In a U.S. music arena of testosterone riffs and sullen rock stars, the Verve boasts an unabashed English sound, full of strong melodies, ethereal fluff, and a druggy, whoa-I'm-peaking whine. After the British quartet's top-notch 1993 debut, Storm in Heaven, and No Come Down, a B-sides collection, the Verve attempts A Northern Soul in the face of all the expectations and pressures that come with the sophomore jinx, which, in a sense, it transcends. Sure, it's tough to live up to a hype factory that equates your work with the second coming, names you heir to the Stone Roses' already waning legacy, and champions you as the only contemporary chaps that band du jour Oasis will plug in interviews. But when the first loop of Richard Ashcroft's croon wraps on "This Is Music," there's every indication that this will be just as dynamic and psychedelic as any previous work.
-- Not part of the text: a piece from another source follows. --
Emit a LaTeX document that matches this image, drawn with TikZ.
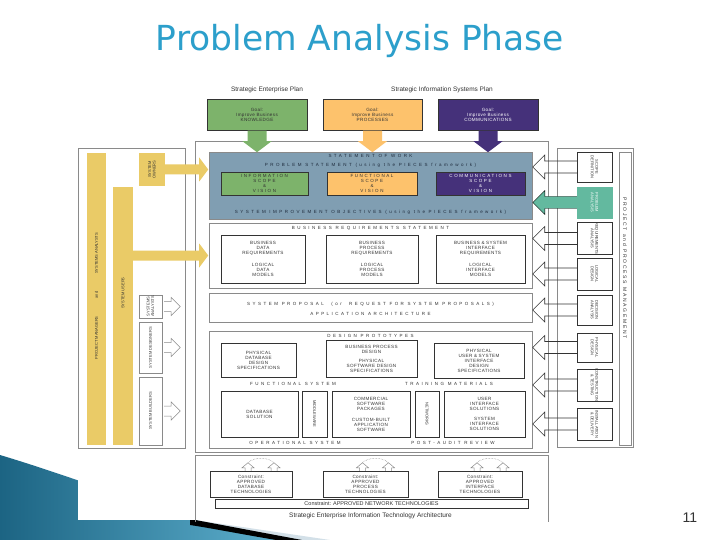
\documentclass[tikz,border=0pt]{standalone}
\usepackage{fontspec}
\setmainfont{Liberation Sans}
\newfontfamily\titlefont{DejaVu Sans}
\newfontfamily\trackfont[LetterSpace=55]{Liberation Sans}
\newfontfamily\scopefont[LetterSpace=35]{Liberation Sans}
\newfontfamily\loosefont[LetterSpace=8]{Liberation Sans}
\usetikzlibrary{calc}

\definecolor{titleblue}{HTML}{2C9FCB}
\definecolor{goalgreen}{HTML}{7DB36B}
\definecolor{goalorange}{HTML}{FDC26C}
\definecolor{goalpurple}{HTML}{45317A}
\definecolor{sowblue}{HTML}{809EB2}
\definecolor{sowtext}{HTML}{1E2B3C}
\definecolor{roleyellow}{HTML}{EACB67}
\definecolor{phaseteal}{HTML}{63B99F}
\definecolor{frameline}{HTML}{8A8A8A}
\definecolor{inktext}{HTML}{333333}
\definecolor{swooshlight}{HTML}{D3E0E8}
\definecolor{swooshdark}{HTML}{1C6483}
\definecolor{swooshpale}{HTML}{5DAFCD}

\tikzstyle{every node}=[inner sep=0pt, text=inktext]
\tikzstyle{box}=[draw=inktext, line width=0.5pt, align=center]
\tikzstyle{frame}=[draw=frameline, line width=0.6pt]
\tikzstyle{spaced}=[font=\fontsize{4.5}{5}\trackfont]
\tikzstyle{scopetext}=[font=\fontsize{4.5}{4.8}\scopefont, align=center]
\tikzstyle{boxtext}=[font=\fontsize{4.6}{5}\loosefont, align=center]
\tikzstyle{sidetext}=[font=\fontsize{4}{4.6}\selectfont, align=center]
\tikzstyle{phasearr}=[draw=inktext, line width=0.6pt]
\tikzstyle{chev}=[draw=frameline, line width=0.5pt]

% fat arrow from a phase box back into the diagram (#1 = left side anchor)
\newcommand\phasearrow[2]{%
  \draw[#2] ($(#1)+(0,-6)$) -- ++(-32,0) -- ++(0,-6) -- ++(-12,12)
    -- ++(12,12) -- ++(0,-6) -- ++(32,0);}
% stem from a goal box down to the statement of work
\newcommand\goalstem[2]{%
  \fill[#2] ($(#1.south)+(-9.5,0)$) -- ++(0,10.5) -- ++(-5,0) -- ++(14.5,11)
    -- ++(14.5,-11) -- ++(-5,0) -- ++(0,-10.5) -- cycle;}
% open arrow beside a role box (#1 = right side anchor)
\newcommand\rolechev[1]{%
  \draw[chev] ($(#1)+(2,-5)$) -- ++(7,0) -- ++(0,-4) -- ++(9,9)
    -- ++(-9,9) -- ++(0,-4) -- ++(-7,0);}
% pair of open arrows over a constraint box
\newcommand\techcycle[1]{%
  \foreach \dx in {-3,23}
    \draw[chev] ($(#1.north)+(\dx-3,0)$) -- ++(0,-3) -- ++(-3,0) -- ++(6,-5)
      -- ++(6,5) -- ++(-3,0) -- ++(0,3);
  \draw[chev, densely dotted] ($(#1.north)+(-3,-8)$) .. controls ($(#1.north)+(3,-14)$)
    and ($(#1.north)+(17,-14)$) .. ($(#1.north)+(23,-8)$);}

\begin{document}
\begin{tikzpicture}[x=1pt, y=-1pt]
\useasboundingbox (0,0) rectangle (720,540);
\fill[white] (0,0) rectangle (720,540);

% slide swoosh, partly under the diagram
\fill[swooshlight] (195,520) -- (330,540) -- (250,540) -- cycle;
\shade[left color=swooshdark, right color=swooshpale] (0,455) .. controls (100,485) and (200,528) .. (278,540) -- (0,540) -- cycle;
\fill[black] (190,519) -- (302,540) -- (276,540) .. controls (235,533) and (210,528) .. (190,525) -- cycle;
\fill[white] (78,60) rectangle (640,520);

\node[font=\titlefont\fontsize{34.5}{40}\selectfont, text=titleblue] (title) at (360,41) {Problem Analysis Phase};
\node[font=\fontsize{14}{16}\selectfont] (pagenum) at (690,518) {11};

% plans and goals
\node[font=\fontsize{6.5}{7}\selectfont] (entplan) at (267,90) {Strategic Enterprise Plan};
\node[font=\fontsize{6.5}{7}\selectfont] (isplan) at (442,90) {Strategic Information Systems Plan};
\node[box, boxtext, fill=goalgreen, minimum width=100, minimum height=31] (goalknow) at (257,115) {Goal:\\Improve Business\\KNOWLEDGE};
\node[box, boxtext, fill=goalorange, minimum width=99, minimum height=31] (goalproc) at (372.5,115) {Goal:\\Improve Business\\PROCESSES};
\node[box, boxtext, fill=goalpurple, text=white, minimum width=100, minimum height=31] (goalcomm) at (488,115) {Goal:\\Improve Business\\COMMUNICATIONS};

% frames
\draw[frame] (195,141) rectangle (548,452);
\draw[frame] (78,148) rectangle (185,448);
\draw[frame] (557,148) rectangle (633,447);
\draw[frame] (195,522) -- (195,455) -- (548,455) -- (548,522);

\goalstem{goalknow}{goalgreen}
\goalstem{goalproc}{goalorange}
\goalstem{goalcomm}{goalpurple}

% statement of work
\node[fill=sowblue, draw=frameline, minimum width=323, minimum height=67] (sow) at (370.5,185.5) {};
\node[spaced, text=sowtext] (sowtitle) at (370.5,156) {STATEMENT OF WORK};
\node[spaced, text=sowtext] (probstmt) at (370.5,165) {PROBLEM STATEMENT (using the PIECES framework)};
\node[box, scopetext, fill=goalgreen, minimum width=87, minimum height=23] (infoscope) at (264.5,183.5) {INFORMATION\\SCOPE\\\&\\VISION};
\node[box, scopetext, fill=goalorange, minimum width=90, minimum height=23] (funcscope) at (372,183.5) {FUNCTIONAL\\SCOPE\\\&\\VISION};
\node[box, scopetext, fill=goalpurple, text=white, minimum width=89, minimum height=23] (commscope) at (480.5,183.5) {COMMUNICATIONS\\SCOPE\\\&\\VISION};
\node[spaced, text=sowtext] (objectives) at (370.5,212) {SYSTEM IMPROVEMENT OBJECTIVES (using the PIECES framework)};

% business requirements
\node[draw=frameline, minimum width=323, minimum height=65] (reqstmt) at (370.5,255.5) {};
\node[spaced] (reqtitle) at (370.5,228) {BUSINESS REQUIREMENTS STATEMENT};
\node[box, boxtext, minimum width=84, minimum height=48] (datareq) at (263,259) {BUSINESS\\DATA\\REQUIREMENTS\\[7pt]LOGICAL\\DATA\\MODELS};
\node[box, boxtext, minimum width=92, minimum height=48] (procreq) at (372,259) {BUSINESS\\PROCESS\\REQUIREMENTS\\[7pt]LOGICAL\\PROCESS\\MODELS};
\node[box, boxtext, minimum width=89, minimum height=48] (intreq) at (480.5,259) {BUSINESS \& SYSTEM\\INTERFACE\\REQUIREMENTS\\[7pt]LOGICAL\\INTERFACE\\MODELS};

% system proposal
\node[draw=frameline, minimum width=323, minimum height=29] (proposal) at (370.5,307.5) {};
\node[spaced] (proptext) at (370.5,304) {SYSTEM PROPOSAL \ (or \ REQUEST FOR SYSTEM PROPOSALS)};
\node[spaced] (archtext) at (370.5,313.5) {APPLICATION ARCHITECTURE};

% design and construction
\node[draw=frameline, minimum width=323, minimum height=117] (design) at (370.5,389.5) {};
\node[spaced] (prototypes) at (370.5,336) {DESIGN PROTOTYPES};
\node[box, boxtext, minimum width=75, minimum height=34] (dbspec) at (258.5,360) {PHYSICAL\\DATABASE\\DESIGN\\SPECIFICATIONS};
\node[box, boxtext, minimum width=91, minimum height=37] (swspec) at (371.5,358.5) {BUSINESS PROCESS\\DESIGN\\[4pt]PHYSICAL\\SOFTWARE DESIGN\\SPECIFICATIONS};
\node[box, boxtext, minimum width=90, minimum height=35] (uispec) at (479,360.5) {PHYSICAL\\USER \& SYSTEM\\INTERFACE\\DESIGN\\SPECIFICATIONS};
\node[spaced] (funcsys) at (293,384) {FUNCTIONAL SYSTEM};
\node[spaced] (training) at (449,384) {TRAINING MATERIALS};
\node[box, boxtext, minimum width=77, minimum height=46] (dbsol) at (259.5,414) {DATABASE\\SOLUTION};
\node[box, minimum width=25, minimum height=46] (mware) at (314.5,414) {};
\node[sidetext, rotate=-90] (mwaretext) at (mware) {MIDDLEWARE};
\node[box, boxtext, minimum width=78, minimum height=46] (swsol) at (371,414) {COMMERCIAL\\SOFTWARE\\PACKAGES\\[6pt]CUSTOM-BUILT\\APPLICATION\\SOFTWARE};
\node[box, minimum width=24, minimum height=46] (netsol) at (427,414) {};
\node[sidetext, rotate=-90] (netsoltext) at (netsol) {NETWORKS};
\node[box, boxtext, minimum width=81, minimum height=46] (uisol) at (484.5,414) {USER\\INTERFACE\\SOLUTIONS\\[5pt]SYSTEM\\INTERFACE\\SOLUTIONS};
\node[spaced] (opsys) at (295,443) {OPERATIONAL SYSTEM};
\node[spaced] (postaudit) at (453,443) {POST-AUDIT REVIEW};

% technology constraints
\node[box, boxtext, minimum width=82, minimum height=26] (dbtech) at (251,484) {Constraint:\\APPROVED\\DATABASE\\TECHNOLOGIES};
\node[box, boxtext, minimum width=85, minimum height=26] (proctech) at (365.5,484) {Constraint:\\APPROVED\\PROCESS\\TECHNOLOGIES};
\node[box, boxtext, minimum width=84, minimum height=26] (inttech) at (480,484) {Constraint:\\APPROVED\\INTERFACE\\TECHNOLOGIES};
\node[box, font=\fontsize{5.5}{6}\selectfont, minimum width=313, minimum height=9] (nettech) at (371.5,503.5) {Constraint: APPROVED NETWORK TECHNOLOGIES};
\node[font=\fontsize{6.5}{7}\selectfont] (itarch) at (370.5,516) {Strategic Enterprise Information Technology Architecture};
\techcycle{dbtech}
\techcycle{proctech}
\techcycle{inttech}

% roles
\node[fill=roleyellow, minimum width=19, minimum height=292] (pmbar) at (96.5,299) {};
\node[sidetext, rotate=90] (pmtext) at (96.5,296) {PROJECT MANAGERS\hspace{18pt}and\hspace{18pt}SYSTEMS ANALYSTS};
\node[fill=roleyellow, minimum width=20, minimum height=258] (usersbar) at (123,316) {};
\node[sidetext, rotate=90] (userstext) at (123,293) {SYSTEM USERS};
\node[fill=roleyellow, sidetext, rotate=90, minimum width=33, minimum height=26] (owners) at (152,169.5) {SYSTEM\\OWNERS};
\node[draw=frameline, sidetext, rotate=90, minimum width=23, minimum height=23] (analysts) at (150.5,306.5) {SYSTEMS\\ANALYSTS};
\node[draw=frameline, sidetext, rotate=90, minimum width=51, minimum height=23] (designers) at (150.5,347.5) {SYSTEM DESIGNERS};
\node[draw=frameline, sidetext, rotate=90, minimum width=68, minimum height=23] (builders) at (150.5,411) {SYSTEM BUILDERS};
\fill[roleyellow] ($(owners.south)+(0,-5)$) -- ++(34,0) -- ++(0,-7) -- ++(9,12) -- ++(-9,12) -- ++(0,-7) -- ++(-34,0) -- cycle;
\fill[roleyellow] ($(usersbar.east |- reqstmt.west)+(0,-5)$) -- ++(66,0) -- ++(0,-7) -- ++(9,12) -- ++(-9,12) -- ++(0,-7) -- ++(-66,0) -- cycle;
\rolechev{analysts.south}
\rolechev{designers.south}
\rolechev{builders.south}

% phases
\node[box, sidetext, rotate=-90, minimum width=30, minimum height=35] (scope) at (594.5,167) {SCOPE\\DEFINITION};
\node[draw=phaseteal, fill=phaseteal, sidetext, text=white, rotate=-90, minimum width=31, minimum height=35] (probanal) at (594.5,202.5) {PROBLEM\\ANALYSIS};
\node[box, sidetext, rotate=-90, minimum width=31, minimum height=35] (reqanal) at (594.5,238.5) {REQUIREMENTS\\ANALYSIS};
\node[box, sidetext, rotate=-90, minimum width=32, minimum height=35] (logdes) at (594.5,274) {LOGICAL\\DESIGN};
\node[box, sidetext, rotate=-90, minimum width=30, minimum height=35] (decanal) at (594.5,310) {DECISION\\ANALYSIS};
\node[box, sidetext, rotate=-90, minimum width=29, minimum height=35] (physdes) at (594.5,347.5) {PHYSICAL\\DESIGN};
\node[box, sidetext, rotate=-90, minimum width=30, minimum height=35] (constr) at (594.5,385) {CONSTRUCTION\\\& TESTING};
\node[box, sidetext, rotate=-90, minimum width=32, minimum height=35] (install) at (594.5,424) {INSTALLATION\\\& DELIVERY};
\node[draw=frameline, minimum width=12, minimum height=293] (pmstrip) at (625,298.5) {};
\node[font=\fontsize{5}{6}\scopefont, rotate=-90] (pmstriptext) at (625,268) {PROJECT and PROCESS MANAGEMENT};
\phasearrow{scope.south}{phasearr}
\phasearrow{probanal.south}{fill=phaseteal}
\phasearrow{reqanal.south}{phasearr}
\phasearrow{logdes.south}{phasearr}
\phasearrow{decanal.south}{phasearr}
\phasearrow{physdes.south}{phasearr}
\phasearrow{constr.south}{phasearr}
\phasearrow{install.south}{phasearr}
\end{tikzpicture}
\end{document}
Owen Morris, who produced Oasis' Definitely Maybe, gives the band a trademark Brit-rock sound: as layered as the atmosphere, as trance-rhythmic as waves crashing on a beach, and as bleary-eyed as a pop star at Redding. The lulls of "A Brainstorm Interlude" and "Drive You Home" softly swirl into sparse mood music, dramatizing the slow build of "History" and the soaring "No Knock on My Door." But at times, Soul doesn't flow with the seamless cadences that marked the debut, especially earlier on. One more gripe: The thick strings that flush out the edges on several tracks are nowhere near as cool as the horn trio that supplied an adjunct environment on Storm. Nonetheless, with music that can drift from puffy clouds and cool breezes to thunderclaps and stirring gusts, Soul only falls one breath short of aural ecstasy.